Макс Брод
Отчаяние и спасение в творчестве Франца Кафки
В заключительных разделах «Двух образов веры» Бубер противопоставляет Кафку апостолу Павлу. Фон здесь удаленность Бога. От ветхозаветного гнева, который карает грешника, Бубер отличает обширную «бездну полную ярости» у Павла, в которой Бог дает «Закон» с тем, чтобы человек его нарушал и чтобы потребность в милости со стороны Христа-спасителя была еще более настоятельной. Во всей этой «бездне времен» царит зло, которому автоматически, исключая возможность спонтанного проявления человеческой нравственности, передана власть над миром людей. Бубер дает образцовое изображение этой ситуации в следующих словах: «Во всем этом больше нет места для непосредственного отношения Бога к своему созданию, для отношения, которое в Ветхом Завете явственно даже при самом великом гневе Бога. У Павла Бог не гневается. Он предает человека во власть отдельного существа «гнева» и позволяет ему мучить человека, пока не явится Иисус, чтобы вызволить его... Именно течение мировых событий, сцепленных друг с другом как объективный «гнев», сокрушает человека, покуда Бог через Своего Сына не извлекает избранных из этой бессмысленной круговерти. Демонизму «гнева», свирепствующему с такой силой, Павел не противопоставляет... в дохристианской истории никакой божественной милости»*.
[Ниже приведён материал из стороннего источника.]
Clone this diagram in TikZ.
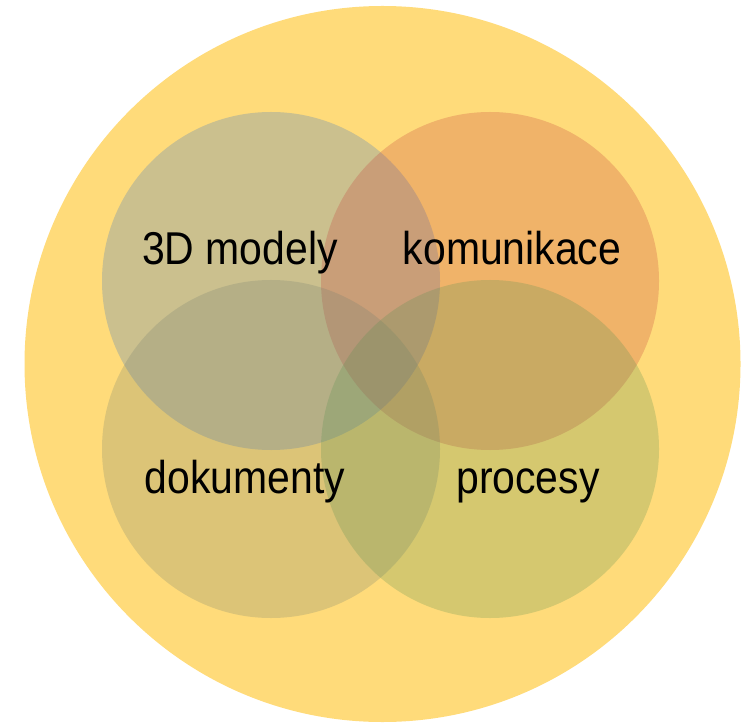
\documentclass[tikz,border=0pt]{standalone}
\usepackage{fontspec}
\setmainfont{Liberation Sans}
\usepackage{tikz}

\definecolor{sunyellow}{RGB}{255,219,122}
\definecolor{blueset}{RGB}{48,112,202}
\definecolor{redset}{RGB}{196,60,58}
\definecolor{grayset}{RGB}{116,128,114}
\definecolor{greenset}{RGB}{88,144,82}

\begin{document}
\begin{tikzpicture}[
    x=0.5pt, y=0.5pt,
    bigdisc/.style={circle, fill=sunyellow, inner sep=0pt, minimum size=358pt},
    setdisc/.style={circle, fill opacity=0.25, inner sep=0pt, minimum size=169pt},
    lbl/.style={anchor=base, inner sep=0pt, xscale=0.89, font=\fontsize{23}{28}\selectfont}
    ]
    \useasboundingbox (0,0) rectangle (747,723);

    %Nodes
    \node[bigdisc] (all) at (382.5,359) {};

    \node[setdisc, fill=blueset] (modely) at (271,442) {};
    \node[setdisc, fill=redset] (komunikace) at (490,442) {};
    \node[setdisc, fill=grayset] (dokumenty) at (271,274) {};
    \node[setdisc, fill=greenset] (procesy) at (490,274) {};

    %Labels
    \node[lbl] (modelyText) at (240,458) {3D modely};
    \node[lbl] (komunikaceText) at (512,458) {komunikace};
    \node[lbl] (dokumentyText) at (245,230) {dokumenty};
    \node[lbl] (procesyText) at (528,230) {procesy};

\end{tikzpicture}
\end{document}
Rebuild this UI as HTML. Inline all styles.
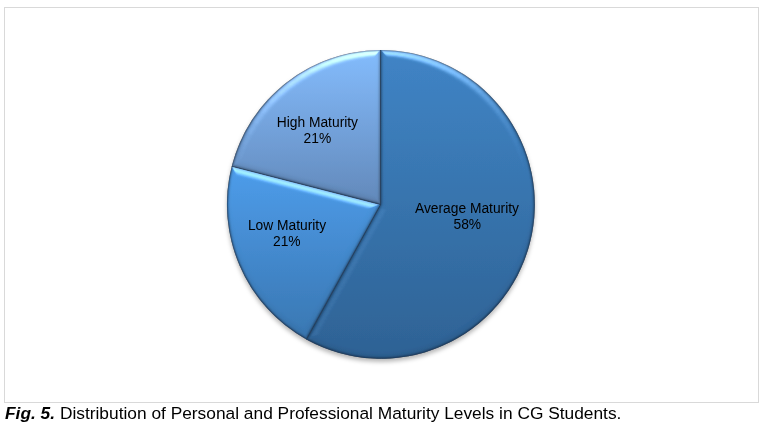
<!DOCTYPE html>
<html>
<head>
<meta charset="utf-8">
<style>
html,body{margin:0;padding:0;background:#fff;}
body{width:766px;height:425px;position:relative;overflow:hidden;font-family:"Liberation Sans",Arial,sans-serif;}
.box{position:absolute;left:4px;top:7px;width:753px;height:394px;border:1px solid #d9d9d9;background:#fff;}
svg{position:absolute;left:0;top:0;will-change:transform;}
.cap{position:absolute;left:5px;top:403px;will-change:transform;font-size:17.33px;line-height:20px;color:#000;white-space:nowrap;}
.cap b{font-style:italic;}
</style>
</head>
<body>
<div class="box"></div>
<svg width="766" height="425" viewBox="0 0 766 425">
<defs>
  <linearGradient id="gAvg" x1="0" y1="50" x2="0" y2="358" gradientUnits="userSpaceOnUse">
    <stop offset="0" stop-color="#4085c7"/>
    <stop offset="1" stop-color="#2e6295"/>
  </linearGradient>
  <linearGradient id="gOut" x1="0" y1="50.400000000000006" x2="0" y2="358.4" gradientUnits="userSpaceOnUse">
    <stop offset="0" stop-color="#1d3a5e" stop-opacity="0.35"/>
    <stop offset="0.35" stop-color="#1d3a5e" stop-opacity="0.4"/>
    <stop offset="1" stop-color="#1d3a5e" stop-opacity="0.6"/>
  </linearGradient>
  <linearGradient id="gLow" x1="0" y1="165" x2="0" y2="340" gradientUnits="userSpaceOnUse">
    <stop offset="0" stop-color="#4e9eec"/>
    <stop offset="1" stop-color="#3977b2"/>
  </linearGradient>
  <linearGradient id="gHigh" x1="0" y1="50" x2="0" y2="205" gradientUnits="userSpaceOnUse">
    <stop offset="0" stop-color="#84bdfe"/>
    <stop offset="1" stop-color="#6289ba"/>
  </linearGradient>
  <filter id="bev" x="-3%" y="-3%" width="106%" height="106%" color-interpolation-filters="sRGB">
<feMorphology in="SourceAlpha" operator="erode" radius="1" result="e1"/><feMorphology in="SourceAlpha" operator="erode" radius="2" result="e2"/><feMorphology in="SourceAlpha" operator="erode" radius="3" result="e3"/><feMorphology in="SourceAlpha" operator="erode" radius="4" result="e4"/><feMorphology in="SourceAlpha" operator="erode" radius="5" result="e5"/><feMorphology in="SourceAlpha" operator="erode" radius="6" result="e6"/><feComposite in="SourceAlpha" in2="e1" operator="arithmetic" k2="0.3015" k3="0.2393" result="s1"/><feComposite in="s1" in2="e2" operator="arithmetic" k2="1" k3="0.1820" result="s2"/><feComposite in="s2" in2="e3" operator="arithmetic" k2="1" k3="0.1302" result="s3"/><feComposite in="s3" in2="e4" operator="arithmetic" k2="1" k3="0.0846" result="s4"/><feComposite in="s4" in2="e5" operator="arithmetic" k2="1" k3="0.0460" result="s5"/><feComposite in="s5" in2="e6" operator="arithmetic" k2="1" k3="0.0163" result="s6"/><feGaussianBlur in="s6" stdDeviation="0.8" result="b"/>
    <feDiffuseLighting in="b" surfaceScale="3.5" diffuseConstant="1" lighting-color="#fff" result="d">
      <feDistantLight azimuth="270" elevation="45"/>
    </feDiffuseLighting>
    <feComponentTransfer in="d" result="m"><feFuncR type="table" tableValues="0.940 0.942 0.944 0.946 0.948 0.951 0.953 0.955 0.957 0.959 0.961 0.963 0.965 0.968 0.970 0.972 0.974 0.976 0.978 0.980 0.982 0.985 0.987 0.989 0.991 0.993 0.995 0.997 0.999 1.000 1.000 1.000 1.000 1.000 1.000 1.000 1.000 1.000 1.000 1.000 1.000"/><feFuncG type="table" tableValues="0.940 0.942 0.944 0.946 0.948 0.951 0.953 0.955 0.957 0.959 0.961 0.963 0.965 0.968 0.970 0.972 0.974 0.976 0.978 0.980 0.982 0.985 0.987 0.989 0.991 0.993 0.995 0.997 0.999 1.000 1.000 1.000 1.000 1.000 1.000 1.000 1.000 1.000 1.000 1.000 1.000"/><feFuncB type="table" tableValues="0.940 0.942 0.944 0.946 0.948 0.951 0.953 0.955 0.957 0.959 0.961 0.963 0.965 0.968 0.970 0.972 0.974 0.976 0.978 0.980 0.982 0.985 0.987 0.989 0.991 0.993 0.995 0.997 0.999 1.000 1.000 1.000 1.000 1.000 1.000 1.000 1.000 1.000 1.000 1.000 1.000"/></feComponentTransfer>
    <feComponentTransfer in="d" result="a"><feFuncR type="table" tableValues="0.000 0.000 0.000 0.000 0.000 0.000 0.000 0.000 0.000 0.000 0.000 0.000 0.000 0.000 0.000 0.000 0.000 0.000 0.000 0.000 0.000 0.000 0.000 0.000 0.000 0.000 0.000 0.000 0.000 0.002 0.012 0.027 0.047 0.072 0.102 0.136 0.174 0.217 0.264 0.315 0.370"/><feFuncG type="table" tableValues="0.000 0.000 0.000 0.000 0.000 0.000 0.000 0.000 0.000 0.000 0.000 0.000 0.000 0.000 0.000 0.000 0.000 0.000 0.000 0.000 0.000 0.000 0.000 0.000 0.000 0.000 0.000 0.000 0.000 0.002 0.012 0.027 0.047 0.072 0.102 0.136 0.174 0.217 0.264 0.315 0.370"/><feFuncB type="table" tableValues="0.000 0.000 0.000 0.000 0.000 0.000 0.000 0.000 0.000 0.000 0.000 0.000 0.000 0.000 0.000 0.000 0.000 0.000 0.000 0.000 0.000 0.000 0.000 0.000 0.000 0.000 0.000 0.000 0.000 0.002 0.012 0.027 0.047 0.072 0.102 0.136 0.174 0.217 0.264 0.315 0.370"/></feComponentTransfer>
    <feGaussianBlur in="SourceAlpha" stdDeviation="1.5" result="b2"/>
    <feDiffuseLighting in="b2" surfaceScale="2.5" diffuseConstant="1" lighting-color="#fff" result="d1">
      <feDistantLight azimuth="0" elevation="90"/>
    </feDiffuseLighting>
    <feComponentTransfer in="d1" result="u"><feFuncR type="table" tableValues="0.375 0.391 0.406 0.422 0.438 0.453 0.469 0.484 0.500 0.516 0.531 0.547 0.562 0.578 0.594 0.609 0.625 0.641 0.656 0.672 0.688 0.703 0.719 0.734 0.750 0.766 0.781 0.797 0.812 0.828 0.844 0.859 0.875 0.891 0.906 0.922 0.938 0.953 0.969 0.984 1.000"/><feFuncG type="table" tableValues="0.375 0.391 0.406 0.422 0.438 0.453 0.469 0.484 0.500 0.516 0.531 0.547 0.562 0.578 0.594 0.609 0.625 0.641 0.656 0.672 0.688 0.703 0.719 0.734 0.750 0.766 0.781 0.797 0.812 0.828 0.844 0.859 0.875 0.891 0.906 0.922 0.938 0.953 0.969 0.984 1.000"/><feFuncB type="table" tableValues="0.375 0.391 0.406 0.422 0.438 0.453 0.469 0.484 0.500 0.516 0.531 0.547 0.562 0.578 0.594 0.609 0.625 0.641 0.656 0.672 0.688 0.703 0.719 0.734 0.750 0.766 0.781 0.797 0.812 0.828 0.844 0.859 0.875 0.891 0.906 0.922 0.938 0.953 0.969 0.984 1.000"/></feComponentTransfer>
    <feComposite in="SourceGraphic" in2="m" operator="arithmetic" k1="1" k2="0" k3="0" k4="0" result="lit0"/>
    <feComposite in="lit0" in2="u" operator="arithmetic" k1="1" k2="0" k3="0" k4="0" result="lit"/>
    <feComposite in="lit" in2="a" operator="arithmetic" k1="0" k2="1" k3="1" k4="0" result="sum"/>
    <feComposite in="sum" in2="SourceAlpha" operator="in"/>
  </filter>
  <filter id="sh" x="-10%" y="-10%" width="120%" height="120%">
    <feGaussianBlur in="SourceAlpha" stdDeviation="2.2"/>
    <feOffset dx="0" dy="3" result="o"/>
    <feFlood flood-color="#000" flood-opacity="0.28"/>
    <feComposite in2="o" operator="in" result="s"/>
    <feMerge><feMergeNode in="s"/><feMergeNode in="SourceGraphic"/></feMerge>
  </filter>
</defs>
<g filter="url(#sh)">
<path d="M380.55,204.4 L380.55,50.10 A153.9,154.3 0 1,1 306.34,339.38 Z" fill="url(#gAvg)" filter="url(#bev)"/>
<path d="M380.55,204.4 L306.34,339.38 A153.9,154.3 0 0,1 231.79,166.20 Z" fill="url(#gLow)" filter="url(#bev)"/>
<path d="M380.55,204.4 L231.79,166.20 A153.9,154.3 0 0,1 380.55,50.10 Z" fill="url(#gHigh)" filter="url(#bev)"/>
<g fill="none" stroke-width="1.1" stroke-linejoin="round">
<path d="M380.55,50.10 L380.55,204.4 L306.34,339.38 M380.55,204.4 L231.79,166.20" stroke="#1d3a5e" stroke-opacity="0.7"/>
<ellipse cx="380.9" cy="204.4" rx="153.5" ry="153.9" stroke="url(#gOut)"/>
</g>
</g>
<g font-family="Liberation Sans, Arial, sans-serif" font-size="13.8" fill="#000" text-anchor="middle">
  <text x="317.4" y="126.7">High Maturity</text>
  <text x="317.4" y="143.4">21%</text>
  <text x="287" y="229.9">Low Maturity</text>
  <text x="286.8" y="246.2">21%</text>
  <text x="467" y="212.9">Average Maturity</text>
  <text x="467.3" y="228.5">58%</text>
</g>
</svg>
<div class="cap"><b>Fig. 5.</b> Distribution of Personal and Professional Maturity Levels in CG Students.</div>
</body>
</html>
Этой паулинистской концепции течения мировых событии Бубер четко противопоставляет фарисейское учение о миддотах, мерах Бога, формах его поведения. Эта ссылка на миддоты в значительной мере дополняется книгой Мартина Бубера «Образы добра и зла» (Кельн, 1952). В этой книге, отвергая доктрину апостола Павла о первородном грехе (и коренном зле внутри нас), Бубер выдвигает собственное учение, диаметрально противоположное этой пессимистической точке зрения. По представлениям Бубера (которые он основывает на сцене в земном раю под древом познания, на рассказах об убийстве Каином Авеля и о всемирном потопе), зло в изначально-библейском смысле не полярная противоположность добра, оно не столь же сильно, как добро (так будет лишь в иранской Авесте): это бездействие, нерешительность, отсутствие направления в душе. «Зло не может совершаться всей душой, а добро может совершаться только всей душой»*. Этот основополагающий вывод о слабости зла имеет свое небесное соответствие в «миддот» Бога. «Живой Бог всегда охватывает полярность всего, что случается с миром доброго и злого... Перемена (то есть переход от одной мидды к другой) означает лишь то, что один раз одна мидда, другой раз другая занимают ведущее положение, всегда в согласии с существом того, что Бог желает исполнить. И все-таки (что самое важное) по мощи своей они несравнимы: мидда милости сильнее»**. Такое толкование миддот восстанавливает непосредственность отношения всецелого человека к всецелому Богу, одновременно открытому ему и сокрытому от него. «И она выразилась в учении о миддотах, в которой фарисейский иудаизм обновил ветхозаветную эмуну великое доверие к Богу как Он есть и к Богу, каким бы Он ни был. Тем самым исключаются две великие идеи, которые паулинистская концепция мира противопоставила непосредственной эмуне: демонократия, которой предан век сей, и посредничество некоего помазанника на пороге грядущего века»***.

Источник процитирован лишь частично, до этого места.